感傷と偽善のミスマッチ
これは、企画した人の失敗だと思う。
「醜悪」と受け止められるのは、この「ツリー」が、引っこ抜かれてさらし者にされた後で細切れにされて売りさばかれることが決まっているからではないと思う。
すでに多くの方々が指摘しているけれども、看板と中身が、ねじれて気持ち悪いことになっているのだ。
類似のたとえが挙がっていたと思うけれど、
食肉用の動物を美しく着飾らせて「命の大切さ」を訴えるイベントのキャラクターとして大々的に使ったあと、「かけがえのない命をいただく」みたいなキャッチコピーを添えた「生前」の写真を貼り付けた缶詰に加工して、割高な値段で通販する
みたいな悪趣味さを感じてしまう。
Twitterでも、批判のハッシュタグが作られて、企画の関係者に向けて、たくさんの抗議のつぶやきが書き込まれているようだ。
下は企画を紹介する記事なのだけど…
クリスマスツリーを彩るイルミネーションでは、生木の持つ生命力を表現。木の幹に触れると、ドクドクと脈打つような仕掛けが施され、同時に木の照明が明滅し、まるで木全体が呼吸をしているかのように見える。またエアプランツトンネルも、ツリーに合わせて呼吸するように、そしてトンネル全体が意思をもっているかのように、有機的な動きをもった光の演出が施される。

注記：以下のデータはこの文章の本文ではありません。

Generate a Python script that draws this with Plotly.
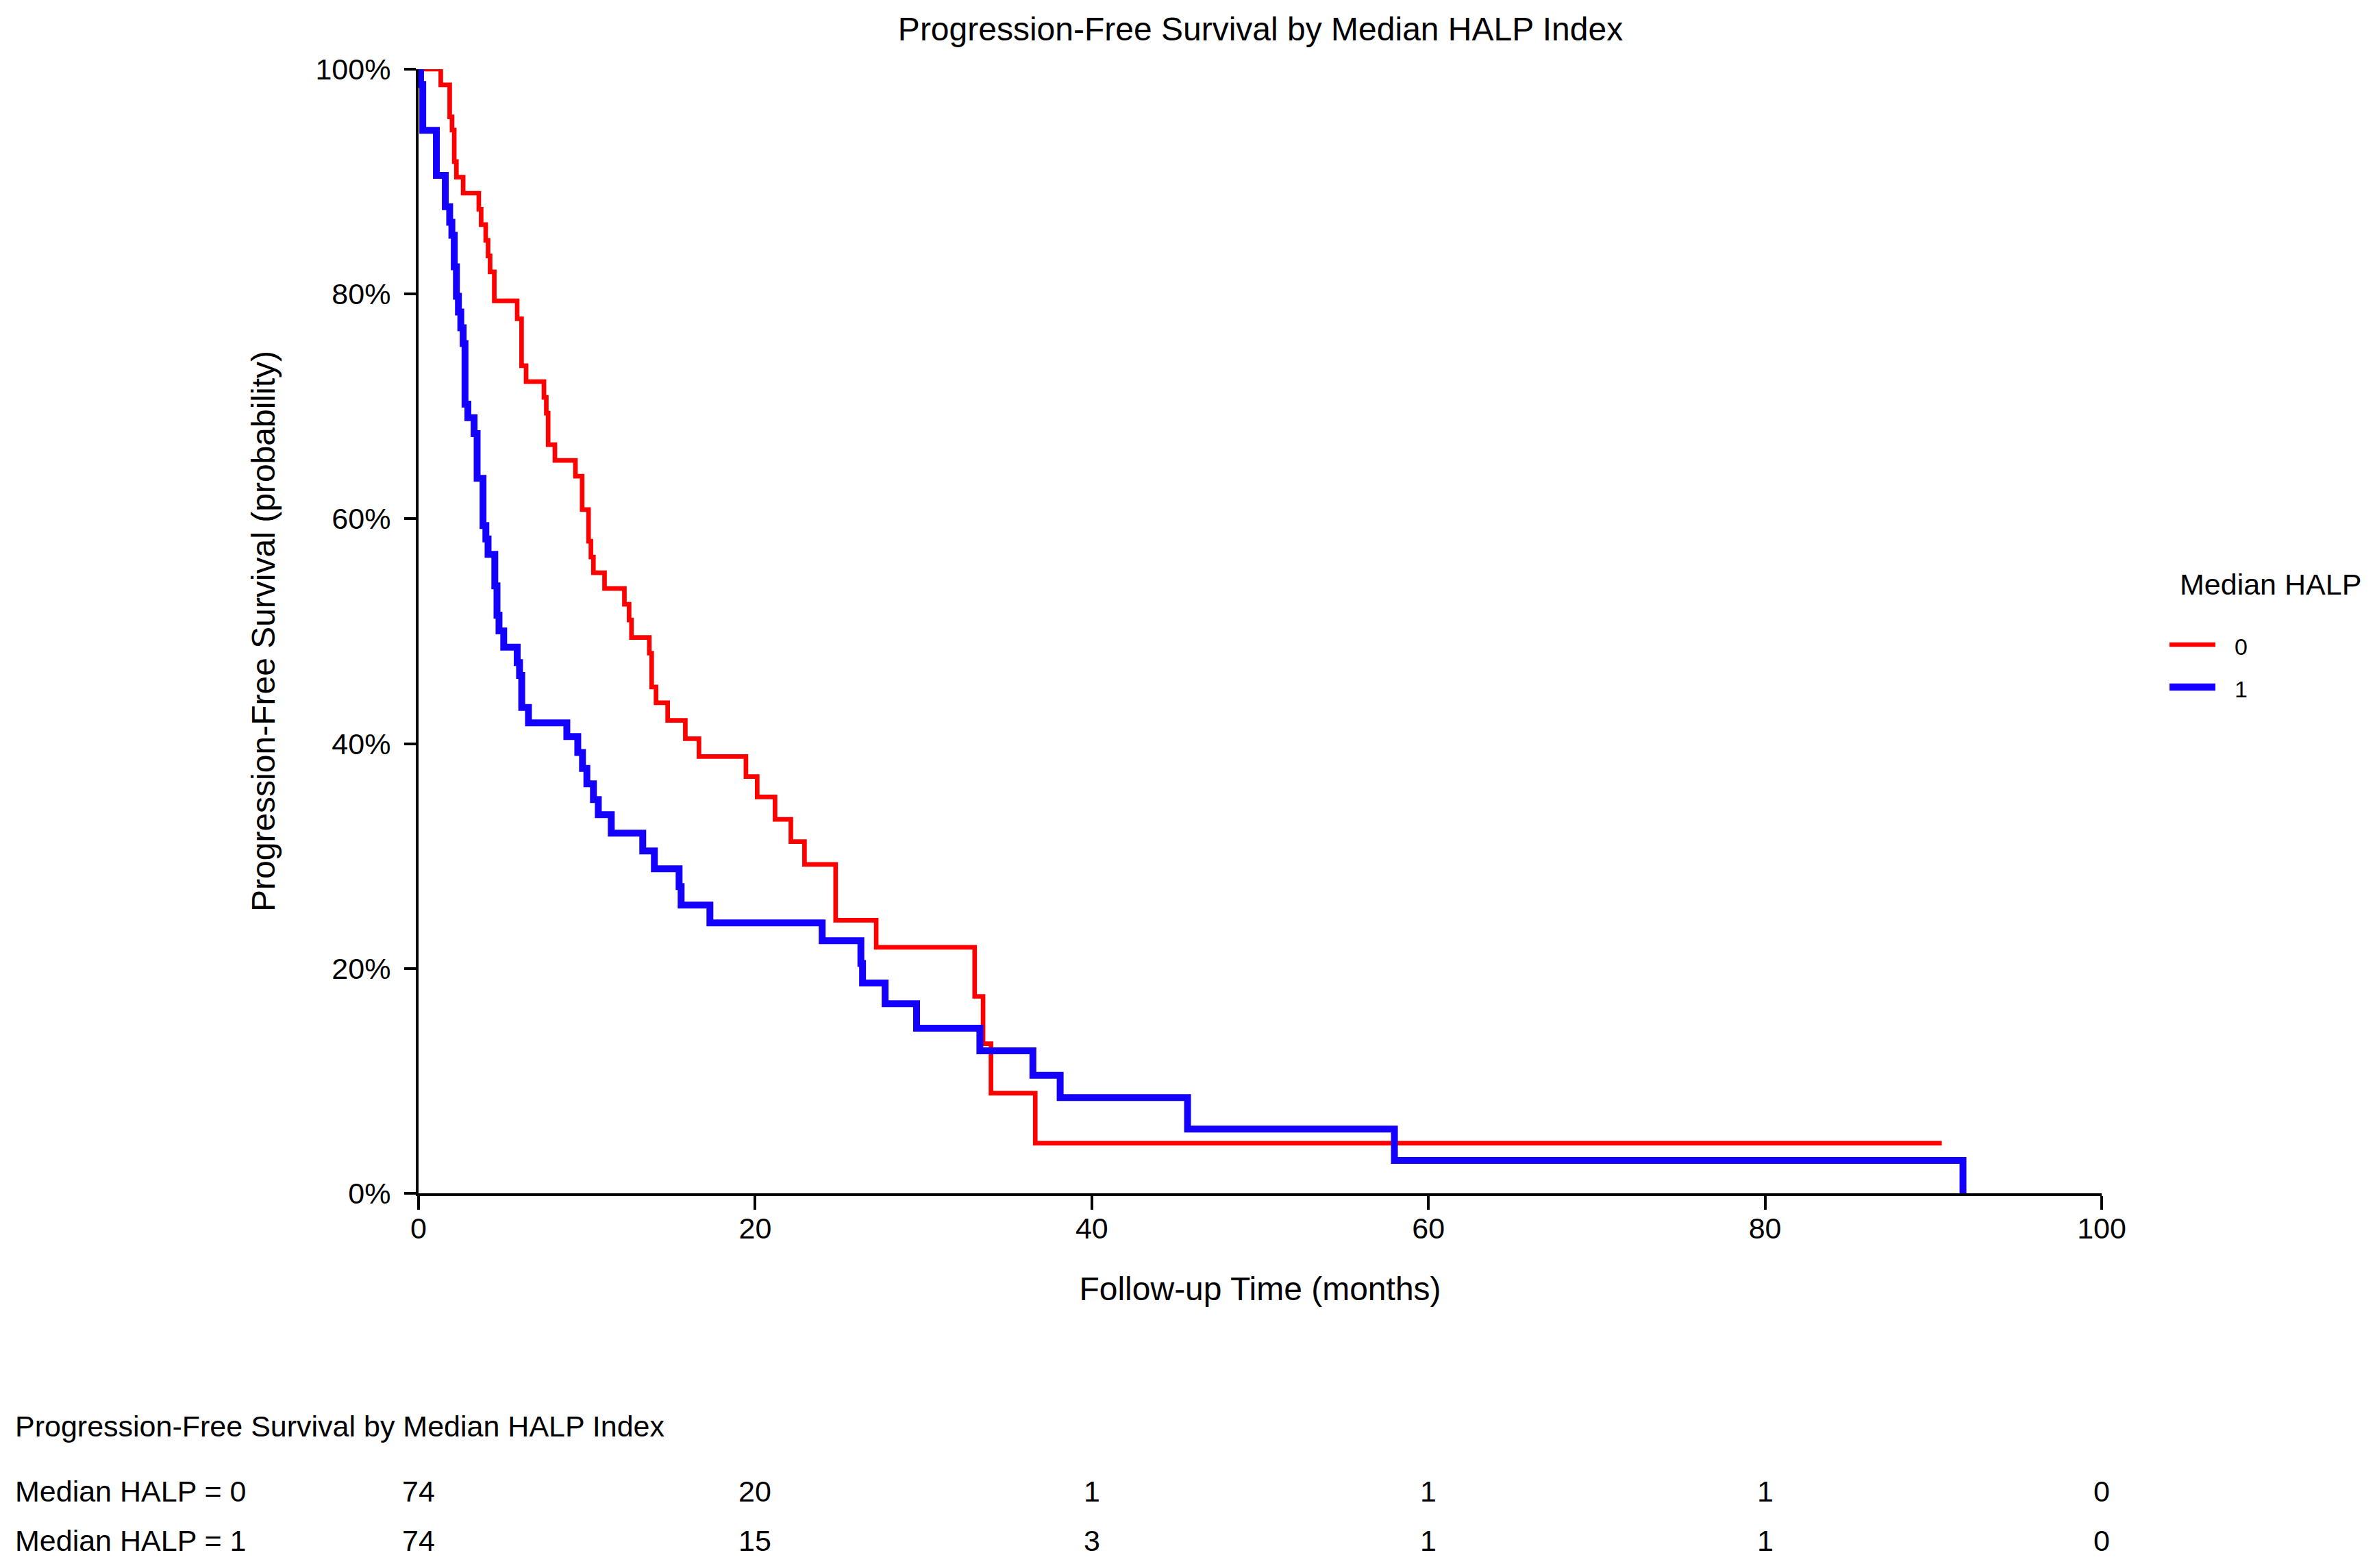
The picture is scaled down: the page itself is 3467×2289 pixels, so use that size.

こんな、血の通った動物めいた演出をほどこして、「輝け、いのちの樹」とうたいながら、使用後は切り刻んで販売では、おかしいと感じる人が多いのも、無理はないと思うのだ。
私も、どちらかというと、この企画には共感できない。
古い自然を破壊した上で暮らしている身であるから、樹齢150年の木がかわいそうなんてことは、言わないし、言えない。
でも、こんな奇妙な祭り上げられ方をする樹木を、見に行って感動できるとは、とても思えない。
いっそのこと、この企画の目的を、
「人間が、何ものかを犠牲にして経済活動を行うときに胸に抱くことがなくもない、いささかの忸怩たる思いを、偽善と感傷で美しくコーティングしようとすると、いかに奇妙なことになるかを、貴重な樹木と巨額の予算を投じて実現してみせるため」
としたら、悪趣味なのは同じだとしても、よほどすっきりしそうではある。
かわいい子豚ちゃんの物語を読んだ夜に豚汁をおいしくいただけるのは何故か
だけど、こういうことを、こんなふうに悪趣味と感じるのは、幼少期から擬人化された動植物の物語を注ぎ込まれ、そこに感情移入するように教育されてきているからなのかも、と思わなくもない。
そして、そういう感情移入を当たり前のこととしつつも、たいていの人は(日本人は)、そうした物語と、食卓にならぶ食材とは、切り離して考えることができてしまう。
いや、切り離しているのではなく、あえて反応しないように、物語と食材を直結させてしまう脳の働きを、局部的に麻痺させているのかもしれない。
上のツリーの企画は、その局部的な思考の麻痺を、むりやりに解除してしまうだけの強さがあるから、反発を買ってしまっているのかもしれない。